[WRITTEN PROBLEM]
Tally the lines in the listing below that contain "matplotlib" and report the tally alone.

══ INFORMATION PROVIDED

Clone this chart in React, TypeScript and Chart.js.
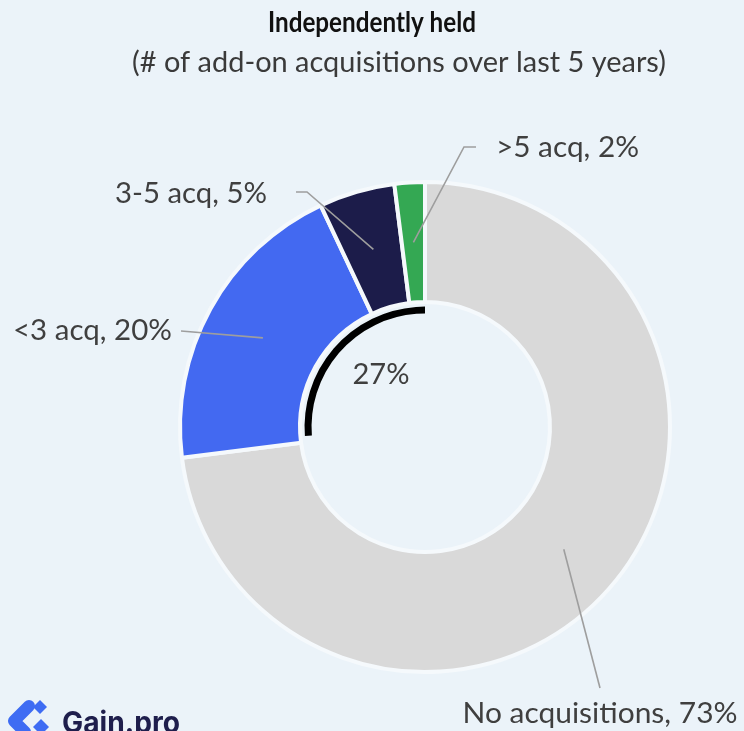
import React, { useEffect, useRef } from "react";
import { Chart, registerables } from "chart.js";

Chart.register(...registerables);

// ---------- data ----------
const categories = ["No acquisitions", "<3 acq", "3-5 acq", ">5 acq"];
const shares = [73, 20, 5, 2];
const sliceColors = ["#d9d9d9", "#4369f1", "#1c1c4a", "#34a853"];
const titleText = "Independently held";
const subtitleText = "(# of add-on acquisitions over last 5 years)";
const centerLabel = "27%";
const logoText = "Gain.pro";

// ---------- layout of annotations (offsets from donut centre) ----------
type LabelLayout = {
  elbow: [number, number] | null;
  end: [number, number];
  text: [number, number]; // x anchor, baseline y
  align: CanvasTextAlign;
  width: number;
};
const labelLayout: LabelLayout[] = [
  { elbow: null, end: [175, 261], text: [175, 296], align: "center", width: 275 },
  { elbow: null, end: [-244, -96], text: [-253, -87], align: "right", width: 159 },
  { elbow: [-118, -235], end: [-129, -235], text: [-158, -224], align: "right", width: 152 },
  { elbow: [39, -280], end: [51, -280], text: [71, -270], align: "left", width: 143 },
];

const BG = "#ebf3f9";
const FAMILY = "Lato, 'Noto Sans', sans-serif";

// draws text at a given font size, squeezing horizontally toward the target width
function drawText(
  ctx: CanvasRenderingContext2D,
  text: string,
  x: number,
  y: number,
  align: CanvasTextAlign,
  weight: string,
  size: number,
  family: string,
  targetWidth: number
) {
  ctx.save();
  ctx.font = `${weight} ${size}px ${family}`;
  const w = ctx.measureText(text).width;
  let sx = targetWidth / w;
  sx = Math.max(0.81, Math.min(1.15, sx));
  ctx.translate(x, y);
  ctx.scale(sx, 1);
  ctx.textAlign = align;
  ctx.textBaseline = "alphabetic";
  ctx.fillText(text, 0, 0);
  ctx.restore();
}

const overlayPlugin = {
  id: "overlay",
  beforeDraw(chart: any) {
    const ctx = chart.ctx as CanvasRenderingContext2D;
    ctx.save();
    ctx.fillStyle = BG;
    ctx.fillRect(0, 0, chart.width, chart.height);
    ctx.restore();
  },
  afterDatasetsDraw(chart: any) {
    const ctx = chart.ctx as CanvasRenderingContext2D;
    const meta = chart.getDatasetMeta(0);
    const arcs = meta.data as any[];
    if (!arcs.length) return;
    const { x: cx, y: cy, innerRadius } = arcs[0].getProps(
      ["x", "y", "innerRadius", "outerRadius"],
      true
    );

    ctx.save();
    // black arc marking the acquiring share
    const start = arcs[1].startAngle + 0.05;
    const end = arcs[arcs.length - 1].endAngle;
    ctx.beginPath();
    ctx.arc(cx, cy, innerRadius - 8, start, end);
    ctx.lineWidth = 7;
    ctx.strokeStyle = "#000000";
    ctx.lineCap = "butt";
    ctx.stroke();

    // centre label
    ctx.fillStyle = "#3f3f3f";
    drawText(ctx, centerLabel, cx - 44, cy - 43, "center", "400", 28, FAMILY, 57);

    // leader lines + labels
    arcs.forEach((arc, i) => {
      const lay = labelLayout[i];
      const p = arc.getCenterPoint(true);
      ctx.beginPath();
      ctx.moveTo(p.x, p.y);
      if (lay.elbow) ctx.lineTo(cx + lay.elbow[0], cy + lay.elbow[1]);
      ctx.lineTo(cx + lay.end[0], cy + lay.end[1]);
      ctx.lineWidth = 1.6;
      ctx.strokeStyle = "#9e9e9e";
      ctx.stroke();

      const label = `${categories[i]}, ${shares[i]}%`;
      ctx.fillStyle = "#3f3f3f";
      drawText(ctx, label, cx + lay.text[0], cy + lay.text[1], lay.align, "400", 28, FAMILY, lay.width);
    });

    // title & subtitle
    ctx.fillStyle = "#111111";
    drawText(ctx, titleText, 372, 32, "center", "700", 28, FAMILY, 208);
    ctx.fillStyle = "#3a3a3a";
    drawText(ctx, subtitleText, 399, 72, "center", "400", 28, FAMILY, 534);

    // logo
    ctx.fillStyle = "#3e6cf3";
    ctx.strokeStyle = "#3e6cf3";
    const diamond = (x: number, y: number, r: number) => {
      ctx.beginPath();
      ctx.moveTo(x, y - r);
      ctx.lineTo(x + r, y);
      ctx.lineTo(x, y + r);
      ctx.lineTo(x - r, y);
      ctx.closePath();
      ctx.fill();
    };
    diamond(40, 707, 7);
    diamond(41, 727, 8);
    ctx.beginPath();
    ctx.moveTo(29, 706);
    ctx.lineTo(14, 721);
    ctx.lineTo(25, 732);
    ctx.lineWidth = 12;
    ctx.lineJoin = "round";
    ctx.lineCap = "round";
    ctx.stroke();

    ctx.fillStyle = "#1e1e4c";
    drawText(ctx, logoText, 62, 733, "left", "700", 30, "Inter, Lato, sans-serif", 118);
    ctx.restore();
  },
};

export default function App() {
  const ref = useRef<HTMLCanvasElement | null>(null);

  useEffect(() => {
    if (!ref.current) return;
    const chart = new Chart(ref.current, {
      type: "doughnut",
      data: {
        labels: categories,
        datasets: [
          {
            data: shares,
            backgroundColor: sliceColors,
            borderColor: "#f5f9fc",
            borderWidth: 4,
            hoverOffset: 0,
          },
        ],
      },
      options: {
        responsive: false,
        maintainAspectRatio: false,
        animation: false,
        devicePixelRatio: 1,
        events: [],
        cutout: "51%",
        layout: { padding: { left: 178, right: 72, top: 180, bottom: 57 } },
        plugins: {
          legend: { display: false },
          tooltip: { enabled: false },
          title: { display: false },
        },
      },
      plugins: [overlayPlugin],
    });
    return () => chart.destroy();
  }, []);

  return (
    <div
      style={{
        position: "fixed",
        left: 0,
        top: 0,
        width: 744,
        height: 731,
        background: BG,
        overflow: "hidden",
      }}
    >
      <canvas ref={ref} width={744} height={731} style={{ display: "block", width: 744, height: 731 }} />
    </div>
  );
}
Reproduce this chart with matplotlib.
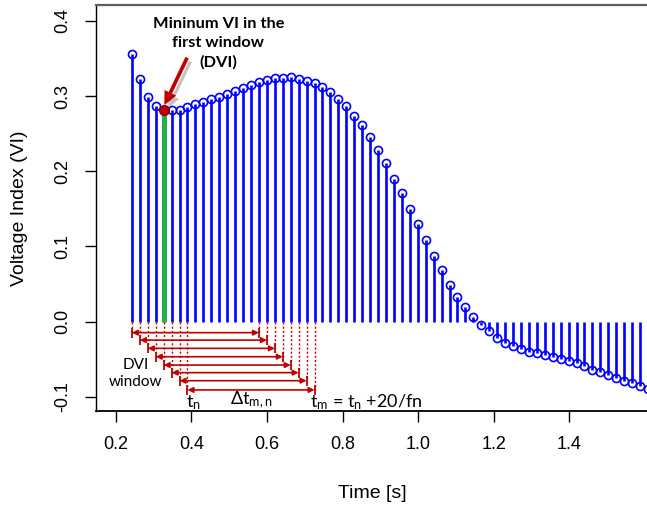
import numpy as np
import matplotlib
matplotlib.use("Agg")
import matplotlib.pyplot as plt
from matplotlib import patheffects
from matplotlib.patches import ArrowStyle

plt.rcParams["font.family"] = ["Liberation Sans", "DejaVu Sans"]
plt.rcParams["mathtext.fontset"] = "custom"
plt.rcParams["mathtext.rm"] = "Lato"
plt.rcParams["mathtext.it"] = "Lato"
plt.rcParams["mathtext.default"] = "rm"

# Sampled voltage index (one sample every 1.25 cycles at 60 Hz)
time_s = [0.243, 0.264, 0.285, 0.306, 0.327, 0.348, 0.369, 0.390, 0.411, 0.432,
          0.453, 0.474, 0.495, 0.516, 0.537, 0.558, 0.579, 0.600, 0.621, 0.642,
          0.663, 0.684, 0.705, 0.726, 0.747, 0.768, 0.789, 0.810, 0.831, 0.852,
          0.873, 0.894, 0.915, 0.936, 0.957, 0.978, 0.999, 1.020, 1.041, 1.062,
          1.083, 1.104, 1.125, 1.146, 1.167, 1.188, 1.209, 1.230, 1.251, 1.272,
          1.293, 1.314, 1.335, 1.356, 1.377, 1.398, 1.419, 1.440, 1.461, 1.482,
          1.503, 1.524, 1.545, 1.566, 1.587, 1.608]
vi = [0.356, 0.323, 0.299, 0.287, 0.2810, 0.2815, 0.282, 0.286, 0.289, 0.292,
      0.296, 0.299, 0.303, 0.307, 0.311, 0.315, 0.319, 0.321, 0.324, 0.324,
      0.325, 0.323, 0.320, 0.317, 0.312, 0.305, 0.296, 0.287, 0.274, 0.262,
      0.245, 0.229, 0.211, 0.190, 0.171, 0.150, 0.130, 0.109, 0.088, 0.069,
      0.049, 0.033, 0.019, 0.006, -0.005, -0.013, -0.022, -0.028, -0.032, -0.037,
      -0.040, -0.041, -0.044, -0.047, -0.050, -0.052, -0.055, -0.059, -0.064, -0.067,
      -0.071, -0.075, -0.079, -0.082, -0.086, -0.089]

window_len = 8        # samples in the DVI window
span = 16             # samples in 20/fn
arrow_levels = [-0.0146, -0.0245, -0.0355, -0.0466, -0.0577, -0.0678, -0.0785, -0.0908]

x_ticks = [0.2, 0.4, 0.6, 0.8, 1.0, 1.2, 1.4]
x_tick_labels = ["0.2", "0.4", "0.6", "0.8", "1.0", "1.2", "1.4"]
y_ticks = [-0.1, 0.0, 0.1, 0.2, 0.3, 0.4]
y_tick_labels = ["-0.1", "0.0", "0.1", "0.2", "0.3", "0.4"]

t = np.array(time_s)
v = np.array(vi)
i_dvi = int(np.argmin(v[:window_len]))

BLUE = "#0000FF"
RED = "#C00000"
GREEN = "#22B14C"

fig = plt.figure(figsize=(6.47, 5.08), dpi=100)
ax = fig.add_axes([96 / 647, (508 - 411) / 508, (648 - 96) / 647, (411 - 5) / 508])
ax.set_xlim(0.148, 1.608)
ax.set_ylim(-0.1188, 0.4212)

# stems and hollow markers
ax.vlines(t, 0, v, color=BLUE, lw=1.9, zorder=2)
ax.plot(t, v, "o", ms=5.8, mfc="none", mec=BLUE, mew=1.2, zorder=3, clip_on=True)

# minimum of the first window
ax.vlines(t[i_dvi], 0, v[i_dvi], color=GREEN, lw=3.6, zorder=4)
ax.plot(t[i_dvi], v[i_dvi], "o", ms=7, mfc=RED, mec="#8B0000", mew=1.0, zorder=5)

# window / span arrows
h = 0.0066
for k in range(window_len):
    lev = arrow_levels[k]
    x0, x1 = t[k], t[k + span]
    ax.vlines([x0, x1], -0.001, lev, color=RED, lw=1.0, linestyles=(0, (1.5, 1.5)), zorder=2)
    ax.vlines([x0, x1], lev - h, lev + h, color=RED, lw=1.3, zorder=3)
    ax.annotate("", xy=(x1, lev), xytext=(x0, lev),
                arrowprops=dict(arrowstyle="<|-|>", color=RED, lw=1.2,
                                shrinkA=0, shrinkB=0, mutation_scale=8))

# callout arrow
ann = ax.annotate("", xy=(t[i_dvi] + 0.003, v[i_dvi] + 0.008), xytext=(0.3886, 0.3507),
                  arrowprops=dict(arrowstyle=ArrowStyle.Simple(head_length=0.9, head_width=0.85,
                                                               tail_width=0.22),
                                  mutation_scale=10, fc=RED, ec=RED, lw=0.5,
                                  shrinkA=0, shrinkB=0))
ann.arrow_patch.set_path_effects([
    patheffects.SimplePatchShadow(offset=(2.5, -2.5), shadow_rgbFace="#9a9a9a", alpha=0.6),
    patheffects.Normal()])

ax.text(0.4715, 0.3705, "Mininum VI in the\nfirst window\n(DVI)", family="Lato",
        weight="bold", fontsize=11.8, ha="center", va="center", linespacing=1.47, zorder=6)
ax.text(0.2524, -0.0687, "DVI\nwindow", family="Lato", fontsize=11, ha="center",
        va="center", linespacing=1.25)
ax.text(0.386, -0.1135, r"$t_n$", family="Lato", fontsize=13, ha="left", va="baseline")
ax.text(0.5024, -0.1100, r"$\Delta t_{m,n}$", family="Lato", fontsize=13, ha="left", va="baseline")
ax.text(0.714, -0.1135, r"$t_m$ = $t_n$ +20/fn", family="Lato", fontsize=13, ha="left", va="baseline")

ax.set_xticks(x_ticks, x_tick_labels)
ax.set_yticks(y_ticks, y_tick_labels)
ax.tick_params(axis="both", direction="out", length=8, width=1.0, labelsize=13, color="black")
ax.tick_params(axis="x", pad=10)
ax.tick_params(axis="y", pad=9.5)
for lab in ax.get_yticklabels():
    lab.set_rotation(90)
    lab.set_va("center")

ax.spines["right"].set_visible(False)
ax.spines["top"].set_color("#5e5e5e")
ax.spines["top"].set_linewidth(1.6)
ax.spines["left"].set_linewidth(1.0)
ax.spines["bottom"].set_linewidth(1.3)

ax.set_xlabel("Time [s]", fontsize=14)
ax.set_ylabel("Voltage Index (VI)", fontsize=14)
ax.xaxis.set_label_coords(0.5, -0.182)
ax.yaxis.set_label_coords(-0.123, 0.5)

fig.savefig("out.png", dpi=100)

════

[EXERCISE RESULT]
6